:: Stated task ::
Everything from the first line of the data through the line with "time_min = np.arange(0, 60 + step / 2, step)" is to be echoed exactly, minus the pictures.

:: Source excerpt ::

============

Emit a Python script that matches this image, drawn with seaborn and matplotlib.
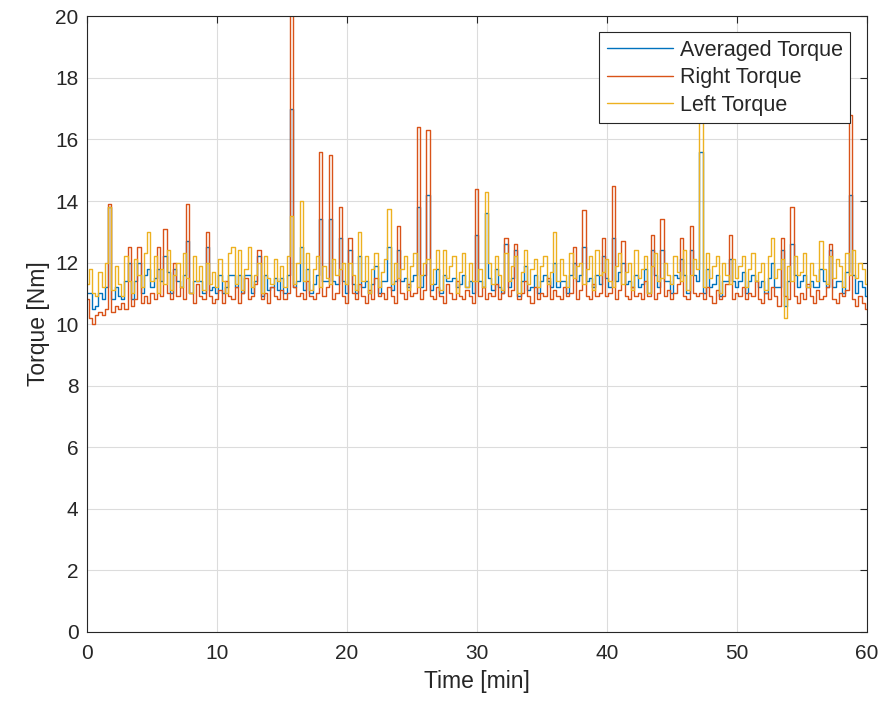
import numpy as np
import pandas as pd
import matplotlib
matplotlib.use("Agg")
import matplotlib.pyplot as plt
import seaborn as sns

# sample spacing of the read-off curves (minutes)
step = 0.25
time_min = np.arange(0, 60 + step / 2, step)

right_torque = [
    10.8, 10.2, 10.0, 10.3, 10.4, 10.3, 10.5, 13.9, 10.4, 10.6, 10.5, 10.7, 10.5, 12.5, 10.6, 10.8, 12.5, 10.7, 10.9, 10.7,
    11.0, 10.8, 12.5, 10.9, 13.1, 11.0, 10.8, 12.0, 10.9, 11.2, 10.8, 13.9, 11.0, 10.7, 11.3, 10.9, 10.8, 13.0, 10.9, 10.7,
    10.8, 11.1, 10.7, 11.4, 10.9, 10.8, 11.2, 10.7, 11.0, 11.5, 10.8, 10.9, 11.3, 12.4, 10.8, 11.0, 10.7, 11.2, 10.9, 10.8,
    11.1, 10.8, 11.0, 20.5, 11.2, 10.9, 11.0, 10.8, 11.4, 10.9, 10.8, 11.0, 15.6, 10.9, 11.2, 15.5, 10.8, 11.0, 13.8, 10.9,
    10.7, 12.8, 11.0, 10.8, 11.3, 10.9, 10.7, 11.1, 10.8, 11.5, 10.9, 11.0, 10.8, 11.2, 10.9, 10.7, 13.2, 11.0, 10.8, 11.3,
    10.9, 11.0, 16.4, 10.8, 11.1, 16.3, 10.9, 10.8, 11.2, 10.9, 10.7, 11.3, 11.0, 10.8, 11.4, 10.9, 10.8, 11.1, 10.9, 10.7,
    14.4, 10.9, 11.2, 10.8, 11.0, 10.9, 11.3, 10.8, 11.0, 12.8, 10.9, 11.1, 12.6, 10.8, 11.0, 11.4, 10.9, 10.7, 11.2, 10.8,
    11.0, 10.9, 11.5, 10.8, 11.1, 10.9, 10.8, 11.2, 10.9, 11.0, 12.5, 10.8, 11.1, 13.7, 10.9, 10.8, 11.3, 10.9, 11.0, 12.8,
    10.9, 11.0, 14.5, 10.8, 11.1, 12.7, 10.9, 10.8, 11.2, 10.9, 11.0, 10.8, 11.4, 10.9, 12.9, 10.8, 11.0, 13.4, 10.9, 11.1,
    10.8, 11.0, 11.3, 12.8, 10.9, 10.8, 13.2, 11.0, 10.9, 11.0, 10.8, 11.2, 10.9, 10.7, 11.1, 10.8, 10.9, 11.3, 12.9, 10.8,
    11.0, 10.9, 11.2, 10.8, 11.0, 10.9, 11.4, 10.8, 10.7, 11.0, 10.8, 11.2, 10.9, 10.6, 12.8, 10.9, 10.8, 13.8, 10.9, 10.7,
    11.0, 10.8, 11.3, 10.9, 10.7, 11.1, 10.8, 10.9, 11.2, 12.6, 10.8, 10.7, 11.0, 10.9, 11.1, 16.8, 10.8, 10.6, 10.9, 10.7,
    10.5,
]

left_torque = [
    11.3, 11.8, 11.0, 10.9, 11.7, 11.2, 12.0, 13.8, 11.1, 11.9, 11.3, 10.9, 12.2, 11.4, 11.0, 12.1, 11.6, 11.2, 12.3, 13.0,
    11.4, 12.2, 11.0, 11.8, 11.3, 12.4, 11.1, 11.6, 12.0, 11.2, 12.3, 11.5, 11.0, 12.2, 11.4, 11.9, 11.1, 12.0, 11.3, 11.7,
    11.2, 12.1, 11.4, 11.0, 12.3, 12.5, 11.3, 12.4, 11.1, 11.8, 12.5, 11.2, 11.6, 12.0, 11.0, 12.2, 11.5, 11.3, 12.1, 11.4,
    11.9, 11.2, 12.2, 13.5, 11.3, 12.0, 14.0, 11.4, 12.3, 11.1, 11.8, 12.2, 11.2, 11.9, 11.5, 11.3, 12.1, 11.6, 11.8, 12.0,
    11.3, 12.0, 11.6, 11.1, 13.0, 11.4, 12.2, 11.0, 11.8, 12.3, 11.2, 11.7, 12.1, 13.75, 11.3, 12.0, 11.5, 11.8, 12.2, 11.1,
    11.9, 12.3, 11.2, 11.6, 12.0, 12.1, 11.3, 11.8, 12.4, 11.1, 12.4, 11.5, 11.9, 12.2, 11.0, 11.7, 12.3, 11.2, 12.0, 11.4,
    11.4, 11.8, 11.2, 14.3, 12.0, 11.3, 12.2, 11.6, 11.1, 12.3, 11.4, 11.9, 12.2, 11.0, 11.7, 12.4, 11.3, 11.8, 12.1, 11.2,
    11.9, 12.2, 11.3, 11.7, 13.0, 11.4, 12.1, 11.6, 11.2, 12.3, 11.5, 11.9, 12.0, 11.3, 11.8, 12.2, 11.1, 12.4, 11.6, 11.7,
    12.1, 11.4, 11.2, 11.9, 12.3, 11.3, 11.7, 12.0, 11.1, 12.4, 11.5, 11.8, 12.2, 11.0, 11.9, 12.3, 11.4, 11.5, 12.0, 11.6,
    11.3, 12.2, 11.7, 11.4, 12.4, 11.1, 11.6, 12.1, 11.8, 19.2, 11.2, 12.3, 11.5, 11.9, 12.2, 11.0, 12.0, 11.6, 11.3, 12.1,
    11.5, 11.9, 12.2, 11.2, 11.8, 12.3, 11.4, 11.7, 12.0, 11.1, 12.2, 12.8, 11.5, 11.8, 12.1, 10.2, 11.9, 11.4, 12.2, 11.6,
    11.7, 12.3, 11.2, 12.0, 11.6, 11.4, 12.7, 11.8, 11.3, 12.2, 11.5, 12.1, 11.9, 11.2, 12.3, 11.6, 12.4, 11.5, 12.0, 11.8,
    11.3,
]

averaged_torque = [
    11.0, 11.0, 10.5, 10.6, 11.0, 10.8, 11.2, 13.8, 10.8, 11.2, 10.9, 10.8, 11.4, 12.0, 10.8, 11.4, 12.0, 11.0, 11.6, 11.8,
    11.2, 11.5, 11.8, 11.4, 12.2, 11.7, 11.0, 11.8, 11.4, 11.2, 11.6, 12.7, 11.0, 11.4, 11.4, 11.4, 11.0, 12.5, 11.1, 11.2,
    11.0, 11.6, 11.0, 11.2, 11.6, 11.6, 11.2, 11.6, 11.0, 11.6, 11.6, 11.0, 11.4, 12.2, 10.9, 11.6, 11.1, 11.2, 11.5, 11.1,
    11.5, 11.0, 11.6, 17.0, 11.2, 11.4, 12.5, 11.1, 11.8, 11.0, 11.3, 11.6, 13.4, 11.4, 11.4, 13.4, 11.4, 11.3, 12.8, 11.4,
    11.0, 12.4, 11.3, 11.0, 12.2, 11.2, 11.4, 11.0, 11.3, 11.9, 11.0, 11.4, 11.4, 12.5, 11.1, 11.4, 12.4, 11.4, 11.5, 11.2,
    11.4, 11.6, 13.8, 11.2, 11.6, 14.2, 11.1, 11.3, 11.8, 11.0, 11.6, 11.4, 11.4, 11.5, 11.2, 11.3, 11.6, 11.2, 11.4, 11.0,
    12.9, 11.4, 11.2, 13.6, 11.5, 11.1, 11.8, 11.2, 11.0, 12.6, 11.2, 11.5, 12.4, 10.9, 11.4, 11.9, 11.1, 11.2, 11.6, 11.0,
    11.4, 11.6, 11.4, 11.2, 12.0, 11.2, 11.4, 11.4, 11.0, 11.6, 12.0, 11.4, 11.6, 12.5, 11.4, 11.5, 11.2, 11.6, 11.3, 12.2,
    11.5, 11.2, 12.8, 11.4, 11.7, 12.0, 11.3, 11.4, 11.2, 11.6, 11.2, 11.3, 11.8, 11.0, 12.4, 11.6, 11.2, 12.4, 11.4, 11.4,
    11.0, 11.6, 11.5, 12.1, 11.6, 11.0, 12.4, 11.6, 11.4, 15.6, 11.0, 11.8, 11.2, 11.3, 11.6, 10.9, 11.4, 11.4, 12.1, 11.4,
    11.2, 11.4, 11.7, 11.0, 11.4, 11.6, 11.4, 11.2, 11.4, 11.0, 11.5, 12.0, 11.2, 11.2, 12.4, 10.6, 11.4, 12.6, 11.6, 11.2,
    11.4, 11.6, 11.2, 11.4, 11.2, 11.2, 11.8, 11.4, 11.2, 12.4, 11.2, 11.4, 11.4, 11.0, 11.7, 14.2, 11.6, 11.0, 11.4, 11.2,
    10.9,
]

df = pd.DataFrame({
    "time": time_min,
    "avg": averaged_torque,
    "right": right_torque,
    "left": left_torque,
})

sns.set_theme(style="whitegrid")
plt.rcParams["font.family"] = ["Liberation Sans", "DejaVu Sans"]

fig = plt.figure(figsize=(8.87, 7.10), dpi=100)
ax = fig.add_axes([0.098, 0.110, 0.879, 0.867])

# MATLAB default line colours
sns.lineplot(data=df, x="time", y="avg", ax=ax, color="#0072BD", lw=1.0,
             drawstyle="steps-mid", label="Averaged Torque")
sns.lineplot(data=df, x="time", y="right", ax=ax, color="#D95319", lw=1.0,
             drawstyle="steps-mid", label="Right Torque")
sns.lineplot(data=df, x="time", y="left", ax=ax, color="#EDB120", lw=1.0,
             drawstyle="steps-mid", label="Left Torque")

ax.set_xlim(0, 60)
ax.set_ylim(0, 20)
ax.set_xticks(range(0, 61, 10))
ax.set_yticks(range(0, 21, 2))
ax.set_xlabel("Time [min]", fontsize=16.5, color="#262626", labelpad=5)
ax.set_ylabel("Torque [Nm]", fontsize=16.5, color="#262626", labelpad=4)
ax.tick_params(direction="in", top=True, right=True, length=5, width=0.8,
               labelsize=15, colors="#262626")
ax.tick_params(axis="x", pad=9)
ax.tick_params(axis="y", pad=6)
ax.set_facecolor("white")
ax.grid(True, color="#dcdcdc", linewidth=0.8)
for sp in ax.spines.values():
    sp.set_visible(True)
    sp.set_color("#262626")
    sp.set_linewidth(0.8)

leg = ax.legend(loc="upper right", fontsize=15.5, frameon=True, fancybox=False,
                edgecolor="#262626", framealpha=1, borderaxespad=0.75,
                handlelength=3.1, handletextpad=0.3, labelspacing=0.3,
                borderpad=0.35)
leg.get_frame().set_linewidth(0.8)

fig.savefig("out.png", dpi=100)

============

:: Worked answer ::
Emit a Python script that matches this image, drawn with seaborn and matplotlib.
import numpy as np
import pandas as pd
import matplotlib
matplotlib.use("Agg")
import matplotlib.pyplot as plt
import seaborn as sns

# sample spacing of the read-off curves (minutes)
step = 0.25
time_min = np.arange(0, 60 + step / 2, step)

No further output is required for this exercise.